Again, if one considers what has been unfolding within the VET sector, one has to wonder why the government is contemplating going down this path. I am referring to a system that Prime Minister Malcolm Turnbull has described as 'absolutely scandalous'. This is potentially going to be opened up to our university sector as well, if we open this Pandora's box and if we go down this path. While we acknowledge that the bill does not yet expand access to HELP loans for Torrens students, and we are not suggesting Torrens University be classed as a table A provider, has the minister actually considered the evidence as to what effect for-profit entities receiving public grants will have on the integrity of our research sector? I know Senator Dastyari says the Labor Party do not support going down that path. But the worry is that, once we open the door to this, we are on that trajectory. That is a worrying thing for the higher education sector within this country.

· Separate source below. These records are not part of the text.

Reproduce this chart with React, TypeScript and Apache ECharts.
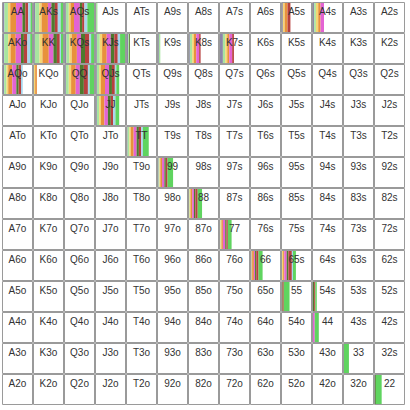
import React, { useEffect, useRef } from "react";
import * as echarts from "echarts";

const ranks = ["A", "K", "Q", "J", "T", "9", "8", "7", "6", "5", "4", "3", "2"];

const actionNames = ["Shove", "Raise 4x", "Raise 3x", "Raise 2.5x", "Raise 2x", "Min-raise", "Call big", "Call", "Limp"];
const actionColors = ["#8d86a9", "#a8e5a0", "#f4d675", "#e8913b", "#e363d3", "#4e7b2e", "#b7413e", "#a6d6ec", "#5fd45f"];

const playedHands = ["AA", "AKs", "AQs", "AJs", "A5s", "A4s", "AKo", "KK", "KQs", "KJs", "KTs", "K9s", "K8s", "K7s", "AQo", "KQo", "QQ", "QJs", "JJ", "TT", "99", "88", "77", "66", "65s", "55", "54s", "44", "33", "22"];

const shove = [5, 4, 3, 0, 3, 4, 4, 3, 5, 3, 4, 3, 3, 10, 4, 0, 3, 3, 3, 2, 2, 0, 0, 2, 0, 0, 0, 0, 0, 0];
const raise4x = [12, 14, 10, 5, 0, 6, 14, 16, 10, 10, 3, 5, 8, 8, 8, 0, 10, 8, 8, 6, 3, 2, 2, 0, 0, 0, 0, 0, 0, 0];
const raise3x = [8, 8, 6, 0, 6, 8, 8, 10, 8, 8, 0, 0, 6, 7, 6, 4, 8, 6, 6, 5, 3, 3, 3, 2, 4, 0, 0, 0, 0, 0];
const raise25x = [20, 22, 12, 0, 10, 8, 18, 22, 18, 16, 0, 0, 8, 7, 14, 6, 16, 14, 12, 10, 6, 6, 5, 6, 4, 0, 0, 0, 0, 0];
const raise2x = [22, 12, 20, 0, 0, 12, 18, 16, 14, 14, 0, 0, 10, 10, 14, 0, 14, 14, 12, 10, 8, 6, 8, 4, 8, 0, 0, 6, 0, 0];
const minRaise = [10, 12, 8, 0, 0, 0, 10, 12, 14, 12, 3, 0, 0, 0, 8, 0, 14, 10, 10, 8, 5, 5, 4, 4, 6, 2, 4, 0, 0, 3];
const callBig = [10, 10, 8, 0, 10, 0, 12, 10, 15, 12, 0, 0, 5, 6, 8, 0, 14, 10, 8, 8, 6, 8, 5, 8, 12, 4, 4, 0, 0, 0];
const call = [8, 10, 10, 0, 0, 0, 10, 4, 6, 8, 0, 0, 0, 0, 6, 0, 6, 5, 8, 6, 0, 0, 0, 0, 4, 0, 0, 0, 0, 0];
const limp = [5, 8, 23, 0, 0, 0, 6, 7, 10, 17, 0, 0, 0, 0, 0, 0, 15, 10, 13, 20, 19, 15, 13, 14, 10, 20, 5, 14, 17, 20];

const actionValues = [shove, raise4x, raise3x, raise25x, raise2x, minRaise, callBig, call, limp];

function handName(r: number, c: number): string {
  if (r === c) return ranks[r] + ranks[c];
  if (c > r) return ranks[r] + ranks[c] + "s";
  return ranks[c] + ranks[r] + "o";
}

export default function App() {
  const ref = useRef<HTMLDivElement>(null);
  useEffect(() => {
    document.body.style.margin = "0";
    if (!ref.current) return;
    const chart = echarts.init(ref.current, null, { renderer: "svg" });
    const data: any[] = [];
    for (let r = 0; r < 13; r++) {
      for (let c = 0; c < 13; c++) {
        const name = handName(r, c);
        const idx = playedHands.indexOf(name);
        const freqs = actionValues.map((arr) => (idx >= 0 ? arr[idx] : 0));
        data.push({ value: [c, r], name, freqs });
      }
    }
    chart.setOption({
      animation: false,
      grid: { left: 2, top: 2, width: 403, height: 403 },
      xAxis: { type: "category", data: ranks, show: false },
      yAxis: { type: "category", data: ranks, inverse: true, show: false },
      series: [
        {
          type: "custom",
          data,
          renderItem: (params: any, api: any) => {
            const item = data[params.dataIndex];
            const center = api.coord([api.value(0), api.value(1)]);
            const size = api.size([1, 1]);
            const w = size[0];
            const h = size[1];
            const x0 = center[0] - w / 2;
            const y0 = center[1] - h / 2;
            const inner = w - 2;
            const children: any[] = [];
            let x = x0 + 1;
            item.freqs.forEach((f: number, i: number) => {
              if (f <= 0) return;
              const bw = (inner * f) / 100;
              children.push({
                type: "rect",
                shape: { x, y: y0 + 1, width: bw, height: h - 2 },
                style: { fill: actionColors[i] },
              });
              x += bw;
            });
            children.push({
              type: "rect",
              shape: { x: x0 + 0.5, y: y0 + 0.5, width: w - 1, height: h - 1 },
              style: { fill: "none", stroke: "#9a9a9a", lineWidth: 1 },
            });
            children.push({
              type: "text",
              style: {
                x: center[0],
                y: y0 + 4,
                text: item.name,
                fill: "#333",
                font: "10px 'Liberation Sans', Arial, sans-serif",
                textAlign: "center",
                textVerticalAlign: "top",
              },
            });
            return { type: "group", children };
          },
        },
      ],
    });
    return () => chart.dispose();
  }, []);
  return <div ref={ref} style={{ width: 410, height: 410 }} />;
}
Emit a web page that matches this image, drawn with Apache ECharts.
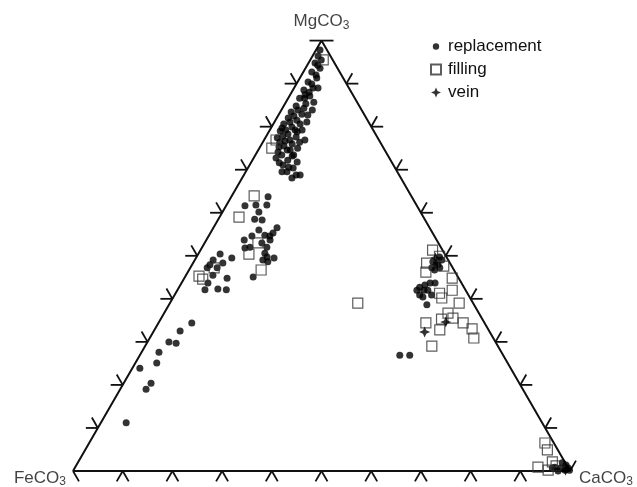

The question must also be asked: if the money is available to expand grants to for-profit providers, why not instead put this money back into the public system? We know our public universities have a world-class research reputation, we know they have multiple safeguards that protect the integrity of research and we know that, unlike for-profit providers, they will spend all their money on research instead of skimming stuff off to try to make private profits. Why wouldn't we be giving the money to them? We know there is quality control in place. Putting public revenue into an established public university system is a smarter and safer way to spend taxpayer money and to avoid the kind of scandal, waste and exploitation that has characterised the VET sector that was initiated by the Labor Party and continued by the Liberal Party. We need to avoid having that system expand into our universities.

If we could go back in time to before the national partnership agreement that locked in the contestability model for VET and TAFE, to before the rollout of the VET fee help to for-profit providers, and put a stop to the appalling RTO behaviour that is plaguing the VET sector, then of course we would do that. I am sure most people in this place would recognise that, if they had the time again, maybe they would not have gone down that path. Today we have an opportunity to take a different path when it comes to higher education. Today we have an opportunity to prevent that first encroachment of the private contestability logic onto our university system. We do not want to bring that kind of modus operandi into our universities. As I said from the outset, there are many things that the Greens like about this bill. We support the expansion of HELP to select New Zealand citizens, we support the regulatory adjustment to TEQSA and we support the increased funding for the ARC. But as long as this bill sets the precedent for public funding of the for-profit business model in the university sector, then we do have some concerns. I call on this chamber to support the Greens amendment to remove schedule 2.